[What you need to do]: Do not copy the pictures; transcribe all other material exactly.
-- Start of Data provided --
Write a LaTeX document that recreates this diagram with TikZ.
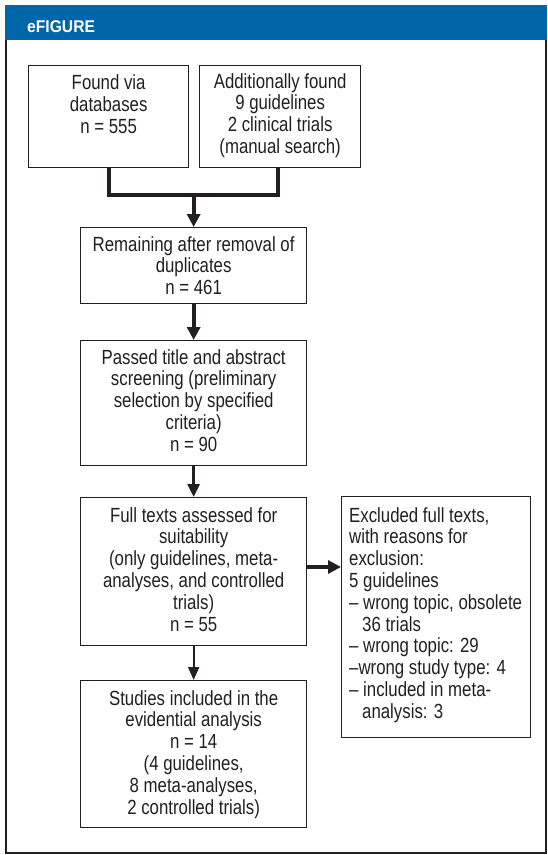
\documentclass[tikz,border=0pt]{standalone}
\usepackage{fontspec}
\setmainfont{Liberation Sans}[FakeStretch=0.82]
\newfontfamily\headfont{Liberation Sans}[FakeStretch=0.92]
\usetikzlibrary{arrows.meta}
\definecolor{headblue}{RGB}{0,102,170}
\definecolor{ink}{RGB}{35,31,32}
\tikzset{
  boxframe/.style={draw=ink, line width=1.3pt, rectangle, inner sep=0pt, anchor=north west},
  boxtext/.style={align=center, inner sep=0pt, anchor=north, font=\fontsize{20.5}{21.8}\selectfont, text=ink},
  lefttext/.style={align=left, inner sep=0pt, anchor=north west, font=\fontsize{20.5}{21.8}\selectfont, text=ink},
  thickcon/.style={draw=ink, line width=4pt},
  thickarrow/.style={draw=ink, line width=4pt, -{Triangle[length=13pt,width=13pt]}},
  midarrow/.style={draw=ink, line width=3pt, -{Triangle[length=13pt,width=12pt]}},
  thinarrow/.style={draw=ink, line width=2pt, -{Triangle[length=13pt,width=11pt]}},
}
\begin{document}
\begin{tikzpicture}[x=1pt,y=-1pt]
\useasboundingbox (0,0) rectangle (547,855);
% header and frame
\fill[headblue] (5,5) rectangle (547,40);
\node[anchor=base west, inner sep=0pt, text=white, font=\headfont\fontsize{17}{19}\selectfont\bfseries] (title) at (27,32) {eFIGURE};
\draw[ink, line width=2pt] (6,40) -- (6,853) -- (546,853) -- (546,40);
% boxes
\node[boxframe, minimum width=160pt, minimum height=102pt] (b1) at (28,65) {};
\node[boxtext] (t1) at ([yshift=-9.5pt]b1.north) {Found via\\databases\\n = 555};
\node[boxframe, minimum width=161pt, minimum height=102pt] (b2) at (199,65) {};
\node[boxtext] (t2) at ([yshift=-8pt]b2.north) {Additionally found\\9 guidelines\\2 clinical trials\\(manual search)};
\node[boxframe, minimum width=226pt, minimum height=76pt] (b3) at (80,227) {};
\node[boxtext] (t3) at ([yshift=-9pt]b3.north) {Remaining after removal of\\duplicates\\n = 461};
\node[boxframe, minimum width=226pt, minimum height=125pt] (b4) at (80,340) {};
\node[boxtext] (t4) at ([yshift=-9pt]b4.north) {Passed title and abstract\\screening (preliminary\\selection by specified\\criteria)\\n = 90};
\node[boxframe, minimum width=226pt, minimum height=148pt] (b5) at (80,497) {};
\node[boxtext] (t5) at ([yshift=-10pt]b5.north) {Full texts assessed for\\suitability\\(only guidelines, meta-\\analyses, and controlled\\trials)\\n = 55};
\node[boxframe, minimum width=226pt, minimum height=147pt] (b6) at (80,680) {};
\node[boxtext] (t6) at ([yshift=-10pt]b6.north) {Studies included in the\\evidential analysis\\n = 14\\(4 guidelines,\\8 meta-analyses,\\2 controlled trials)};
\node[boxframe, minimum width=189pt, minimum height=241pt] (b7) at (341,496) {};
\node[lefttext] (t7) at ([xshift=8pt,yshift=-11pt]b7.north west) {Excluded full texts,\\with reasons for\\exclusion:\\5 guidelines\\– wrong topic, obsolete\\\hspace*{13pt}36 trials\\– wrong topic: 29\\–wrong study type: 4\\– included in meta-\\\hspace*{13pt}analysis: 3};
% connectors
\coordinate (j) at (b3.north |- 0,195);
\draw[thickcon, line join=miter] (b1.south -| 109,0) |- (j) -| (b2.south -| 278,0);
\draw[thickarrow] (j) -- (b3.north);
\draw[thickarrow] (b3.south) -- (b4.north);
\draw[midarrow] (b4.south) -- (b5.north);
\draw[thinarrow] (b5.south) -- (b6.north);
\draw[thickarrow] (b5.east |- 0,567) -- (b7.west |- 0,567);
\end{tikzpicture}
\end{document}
-- End of Data provided --
[Output for this task]:
Write a LaTeX document that recreates this diagram with TikZ.
\documentclass[tikz,border=0pt]{standalone}
\usepackage{fontspec}
\setmainfont{Liberation Sans}[FakeStretch=0.82]
\newfontfamily\headfont{Liberation Sans}[FakeStretch=0.92]
\usetikzlibrary{arrows.meta}
\definecolor{headblue}{RGB}{0,102,170}
\definecolor{ink}{RGB}{35,31,32}
\tikzset{
  boxframe/.style={draw=ink, line width=1.3pt, rectangle, inner sep=0pt, anchor=north west},
  boxtext/.style={align=center, inner sep=0pt, anchor=north, font=\fontsize{20.5}{21.8}\selectfont, text=ink},
  lefttext/.style={align=left, inner sep=0pt, anchor=north west, font=\fontsize{20.5}{21.8}\selectfont, text=ink},
  thickcon/.style={draw=ink, line width=4pt},
  thickarrow/.style={draw=ink, line width=4pt, -{Triangle[length=13pt,width=13pt]}},
  midarrow/.style={draw=ink, line width=3pt, -{Triangle[length=13pt,width=12pt]}},
  thinarrow/.style={draw=ink, line width=2pt, -{Triangle[length=13pt,width=11pt]}},
}
\begin{document}
\begin{tikzpicture}[x=1pt,y=-1pt]
\useasboundingbox (0,0) rectangle (547,855);
% header and frame
\fill[headblue] (5,5) rectangle (547,40);
\node[anchor=base west, inner sep=0pt, text=white, font=\headfont\fontsize{17}{19}\selectfont\bfseries] (title) at (27,32) {eFIGURE};
\draw[ink, line width=2pt] (6,40) -- (6,853) -- (546,853) -- (546,40);
% boxes
\node[boxframe, minimum width=160pt, minimum height=102pt] (b1) at (28,65) {};
\node[boxtext] (t1) at ([yshift=-9.5pt]b1.north) {Found via\\databases\\n = 555};
\node[boxframe, minimum width=161pt, minimum height=102pt] (b2) at (199,65) {};
\node[boxtext] (t2) at ([yshift=-8pt]b2.north) {Additionally found\\9 guidelines\\2 clinical trials\\(manual search)};
\node[boxframe, minimum width=226pt, minimum height=76pt] (b3) at (80,227) {};
\node[boxtext] (t3) at ([yshift=-9pt]b3.north) {Remaining after removal of\\duplicates\\n = 461};
\node[boxframe, minimum width=226pt, minimum height=125pt] (b4) at (80,340) {};
\node[boxtext] (t4) at ([yshift=-9pt]b4.north) {Passed title and abstract\\screening (preliminary\\selection by specified\\criteria)\\n = 90};
\node[boxframe, minimum width=226pt, minimum height=148pt] (b5) at (80,497) {};
\node[boxtext] (t5) at ([yshift=-10pt]b5.north) {Full texts assessed for\\suitability\\(only guidelines, meta-\\analyses, and controlled\\trials)\\n = 55};
\node[boxframe, minimum width=226pt, minimum height=147pt] (b6) at (80,680) {};
\node[boxtext] (t6) at ([yshift=-10pt]b6.north) {Studies included in the\\evidential analysis\\n = 14\\(4 guidelines,\\8 meta-analyses,\\2 controlled trials)};
\node[boxframe, minimum width=189pt, minimum height=241pt] (b7) at (341,496) {};
\node[lefttext] (t7) at ([xshift=8pt,yshift=-11pt]b7.north west) {Excluded full texts,\\with reasons for\\exclusion:\\5 guidelines\\– wrong topic, obsolete\\\hspace*{13pt}36 trials\\– wrong topic: 29\\–wrong study type: 4\\– included in meta-\\\hspace*{13pt}analysis: 3};
% connectors
\coordinate (j) at (b3.north |- 0,195);
\draw[thickcon, line join=miter] (b1.south -| 109,0) |- (j) -| (b2.south -| 278,0);
\draw[thickarrow] (j) -- (b3.north);
\draw[thickarrow] (b3.south) -- (b4.north);
\draw[midarrow] (b4.south) -- (b5.north);
\draw[thinarrow] (b5.south) -- (b6.north);
\draw[thickarrow] (b5.east |- 0,567) -- (b7.west |- 0,567);
\end{tikzpicture}
\end{document}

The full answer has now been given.